* **The exercise**
Find every line with the word "script". Copy those lines.

* **Provided entries**
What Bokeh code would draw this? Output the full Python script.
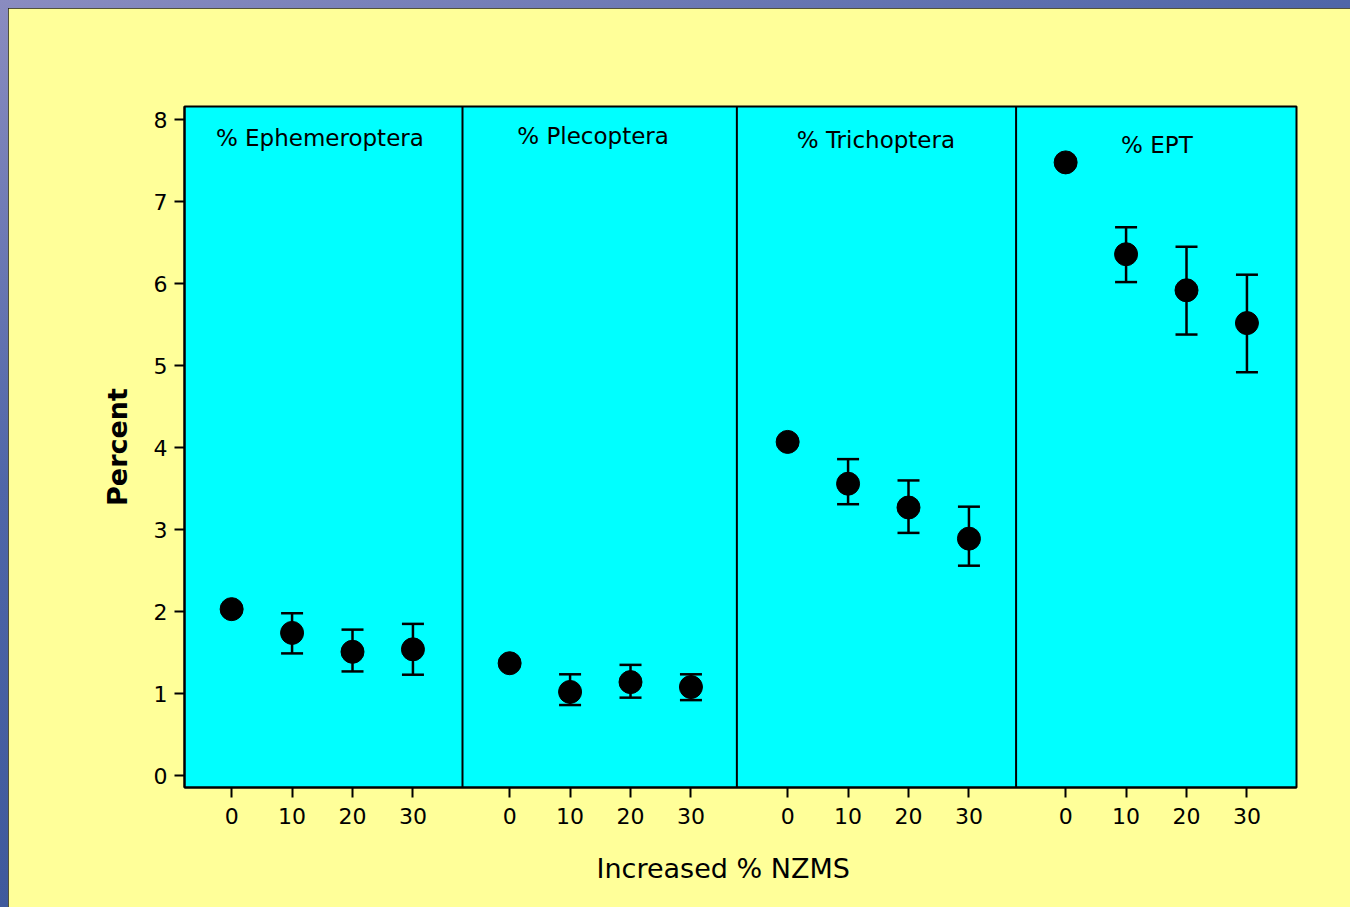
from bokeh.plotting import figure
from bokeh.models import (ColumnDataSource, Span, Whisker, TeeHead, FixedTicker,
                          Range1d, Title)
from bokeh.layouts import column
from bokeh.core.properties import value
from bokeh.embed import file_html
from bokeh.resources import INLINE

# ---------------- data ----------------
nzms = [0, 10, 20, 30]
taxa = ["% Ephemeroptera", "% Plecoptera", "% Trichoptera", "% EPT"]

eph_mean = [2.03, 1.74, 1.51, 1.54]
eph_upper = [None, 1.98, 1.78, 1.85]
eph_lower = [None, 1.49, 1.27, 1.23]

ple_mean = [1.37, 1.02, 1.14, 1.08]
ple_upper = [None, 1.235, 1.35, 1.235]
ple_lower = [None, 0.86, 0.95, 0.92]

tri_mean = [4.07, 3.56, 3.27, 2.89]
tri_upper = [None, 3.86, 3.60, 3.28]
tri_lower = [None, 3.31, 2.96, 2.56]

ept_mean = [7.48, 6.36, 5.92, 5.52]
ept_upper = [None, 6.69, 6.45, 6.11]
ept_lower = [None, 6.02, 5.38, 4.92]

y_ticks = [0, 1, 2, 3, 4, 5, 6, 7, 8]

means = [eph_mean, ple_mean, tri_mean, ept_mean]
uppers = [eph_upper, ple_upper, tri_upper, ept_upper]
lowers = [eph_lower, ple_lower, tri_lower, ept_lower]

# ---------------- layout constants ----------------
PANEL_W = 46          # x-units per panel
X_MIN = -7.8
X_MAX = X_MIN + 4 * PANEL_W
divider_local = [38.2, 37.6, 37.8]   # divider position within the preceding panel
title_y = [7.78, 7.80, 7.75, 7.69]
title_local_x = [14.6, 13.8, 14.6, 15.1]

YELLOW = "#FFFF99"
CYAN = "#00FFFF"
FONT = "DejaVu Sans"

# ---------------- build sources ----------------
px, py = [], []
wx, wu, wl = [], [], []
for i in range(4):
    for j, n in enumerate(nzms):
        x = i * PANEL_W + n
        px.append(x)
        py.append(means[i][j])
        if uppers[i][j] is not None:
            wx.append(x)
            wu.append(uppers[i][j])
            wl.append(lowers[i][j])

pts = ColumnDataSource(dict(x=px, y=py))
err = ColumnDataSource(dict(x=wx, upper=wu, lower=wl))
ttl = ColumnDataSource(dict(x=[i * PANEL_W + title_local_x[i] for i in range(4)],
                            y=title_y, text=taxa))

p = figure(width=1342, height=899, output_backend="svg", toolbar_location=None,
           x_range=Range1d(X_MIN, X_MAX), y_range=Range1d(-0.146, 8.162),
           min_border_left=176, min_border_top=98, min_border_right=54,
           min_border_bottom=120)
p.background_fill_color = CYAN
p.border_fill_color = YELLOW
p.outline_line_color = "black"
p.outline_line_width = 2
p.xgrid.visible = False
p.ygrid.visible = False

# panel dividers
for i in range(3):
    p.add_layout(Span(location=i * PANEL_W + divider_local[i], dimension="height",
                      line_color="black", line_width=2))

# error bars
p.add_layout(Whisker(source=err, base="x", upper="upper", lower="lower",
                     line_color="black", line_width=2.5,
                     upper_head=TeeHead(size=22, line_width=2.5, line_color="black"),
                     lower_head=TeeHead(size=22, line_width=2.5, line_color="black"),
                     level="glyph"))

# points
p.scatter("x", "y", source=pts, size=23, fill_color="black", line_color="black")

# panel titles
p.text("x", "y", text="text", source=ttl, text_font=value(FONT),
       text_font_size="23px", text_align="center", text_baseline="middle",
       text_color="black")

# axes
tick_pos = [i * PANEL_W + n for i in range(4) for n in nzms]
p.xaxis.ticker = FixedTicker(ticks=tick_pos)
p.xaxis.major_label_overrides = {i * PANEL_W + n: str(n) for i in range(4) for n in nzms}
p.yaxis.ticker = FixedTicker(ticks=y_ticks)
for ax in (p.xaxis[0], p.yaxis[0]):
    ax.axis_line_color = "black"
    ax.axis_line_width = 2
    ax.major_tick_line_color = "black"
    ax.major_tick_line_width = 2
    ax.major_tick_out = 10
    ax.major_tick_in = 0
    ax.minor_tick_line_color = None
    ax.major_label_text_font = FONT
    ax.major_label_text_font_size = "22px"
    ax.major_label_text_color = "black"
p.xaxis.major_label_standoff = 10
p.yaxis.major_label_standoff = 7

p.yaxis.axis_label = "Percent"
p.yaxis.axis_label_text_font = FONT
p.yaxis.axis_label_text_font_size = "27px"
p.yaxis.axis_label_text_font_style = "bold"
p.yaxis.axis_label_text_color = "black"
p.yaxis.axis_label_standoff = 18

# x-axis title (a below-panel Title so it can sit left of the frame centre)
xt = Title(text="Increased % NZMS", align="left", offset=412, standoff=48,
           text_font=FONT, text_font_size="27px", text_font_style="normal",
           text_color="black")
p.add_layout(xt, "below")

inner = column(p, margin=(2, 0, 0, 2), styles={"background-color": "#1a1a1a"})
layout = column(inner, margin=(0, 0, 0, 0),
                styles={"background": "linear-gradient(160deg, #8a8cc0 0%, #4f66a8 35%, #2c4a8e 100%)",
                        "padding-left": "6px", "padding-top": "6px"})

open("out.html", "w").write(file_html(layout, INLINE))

==

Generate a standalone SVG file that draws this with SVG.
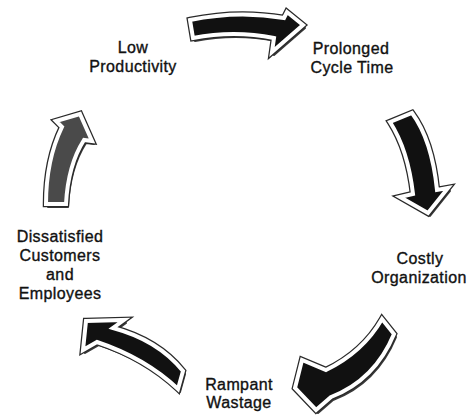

--

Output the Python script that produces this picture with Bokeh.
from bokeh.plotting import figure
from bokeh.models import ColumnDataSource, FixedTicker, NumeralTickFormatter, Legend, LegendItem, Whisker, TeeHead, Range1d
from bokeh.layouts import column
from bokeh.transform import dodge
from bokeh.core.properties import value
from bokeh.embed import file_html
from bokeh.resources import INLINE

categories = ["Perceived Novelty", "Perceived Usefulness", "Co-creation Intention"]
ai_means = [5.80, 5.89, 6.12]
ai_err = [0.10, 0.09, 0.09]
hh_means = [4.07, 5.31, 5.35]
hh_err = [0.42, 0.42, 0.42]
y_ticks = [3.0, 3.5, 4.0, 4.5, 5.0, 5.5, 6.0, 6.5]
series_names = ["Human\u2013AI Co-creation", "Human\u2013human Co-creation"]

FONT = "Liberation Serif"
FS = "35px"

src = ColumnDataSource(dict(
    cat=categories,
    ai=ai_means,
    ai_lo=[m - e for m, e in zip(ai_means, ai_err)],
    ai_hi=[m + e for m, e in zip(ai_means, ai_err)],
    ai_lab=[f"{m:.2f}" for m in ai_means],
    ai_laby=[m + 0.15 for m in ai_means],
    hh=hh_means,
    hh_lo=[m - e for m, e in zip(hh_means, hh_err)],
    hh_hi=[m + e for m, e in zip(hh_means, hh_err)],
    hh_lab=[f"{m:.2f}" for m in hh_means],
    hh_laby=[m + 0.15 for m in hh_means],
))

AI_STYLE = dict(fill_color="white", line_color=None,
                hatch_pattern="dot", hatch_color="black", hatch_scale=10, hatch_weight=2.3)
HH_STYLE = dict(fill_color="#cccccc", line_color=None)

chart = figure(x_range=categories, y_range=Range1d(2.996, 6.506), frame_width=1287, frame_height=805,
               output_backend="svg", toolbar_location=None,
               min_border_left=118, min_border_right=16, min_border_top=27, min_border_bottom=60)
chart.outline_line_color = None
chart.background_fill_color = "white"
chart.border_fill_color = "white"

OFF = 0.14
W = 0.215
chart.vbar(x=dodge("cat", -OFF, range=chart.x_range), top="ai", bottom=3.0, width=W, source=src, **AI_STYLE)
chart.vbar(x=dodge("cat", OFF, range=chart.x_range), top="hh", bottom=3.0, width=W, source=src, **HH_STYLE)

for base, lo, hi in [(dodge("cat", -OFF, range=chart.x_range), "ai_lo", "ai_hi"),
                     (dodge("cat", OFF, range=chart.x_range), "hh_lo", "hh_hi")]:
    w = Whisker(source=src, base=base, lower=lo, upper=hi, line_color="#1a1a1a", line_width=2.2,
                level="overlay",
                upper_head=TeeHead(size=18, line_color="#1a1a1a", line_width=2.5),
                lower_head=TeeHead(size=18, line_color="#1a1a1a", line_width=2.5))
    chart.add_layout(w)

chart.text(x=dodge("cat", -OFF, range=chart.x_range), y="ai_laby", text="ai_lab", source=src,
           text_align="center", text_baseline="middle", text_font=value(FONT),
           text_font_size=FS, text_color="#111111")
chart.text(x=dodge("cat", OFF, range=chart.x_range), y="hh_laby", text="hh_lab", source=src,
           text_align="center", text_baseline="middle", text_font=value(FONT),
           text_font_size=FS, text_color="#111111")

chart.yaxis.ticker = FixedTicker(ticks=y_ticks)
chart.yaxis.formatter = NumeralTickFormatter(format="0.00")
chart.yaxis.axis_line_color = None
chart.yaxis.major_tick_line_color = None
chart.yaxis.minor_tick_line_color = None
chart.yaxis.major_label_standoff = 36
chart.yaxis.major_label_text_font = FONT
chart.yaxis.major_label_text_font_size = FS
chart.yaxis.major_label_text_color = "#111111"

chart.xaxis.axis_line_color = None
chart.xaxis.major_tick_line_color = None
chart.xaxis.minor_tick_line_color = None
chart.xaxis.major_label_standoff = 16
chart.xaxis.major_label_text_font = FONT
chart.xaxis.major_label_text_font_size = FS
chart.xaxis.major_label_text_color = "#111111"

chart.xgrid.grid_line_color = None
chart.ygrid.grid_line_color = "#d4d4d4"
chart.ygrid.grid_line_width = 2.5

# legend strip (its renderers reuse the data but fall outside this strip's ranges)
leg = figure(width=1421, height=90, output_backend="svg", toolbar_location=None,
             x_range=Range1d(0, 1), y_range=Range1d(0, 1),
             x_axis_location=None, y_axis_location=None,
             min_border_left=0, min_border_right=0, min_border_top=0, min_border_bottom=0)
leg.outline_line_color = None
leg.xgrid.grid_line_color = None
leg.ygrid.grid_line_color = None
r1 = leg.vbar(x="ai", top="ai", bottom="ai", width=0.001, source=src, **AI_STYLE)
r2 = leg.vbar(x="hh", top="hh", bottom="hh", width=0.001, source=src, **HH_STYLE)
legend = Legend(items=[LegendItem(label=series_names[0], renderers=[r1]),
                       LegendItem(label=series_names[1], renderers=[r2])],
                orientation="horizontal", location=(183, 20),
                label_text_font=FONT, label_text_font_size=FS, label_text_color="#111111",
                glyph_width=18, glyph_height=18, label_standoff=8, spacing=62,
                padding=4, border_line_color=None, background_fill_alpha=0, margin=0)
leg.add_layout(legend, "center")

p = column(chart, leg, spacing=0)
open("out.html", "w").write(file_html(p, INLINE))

* **Result for this task**
What Bokeh code would draw this? Output the full Python script.
Output the Python script that produces this picture with Bokeh.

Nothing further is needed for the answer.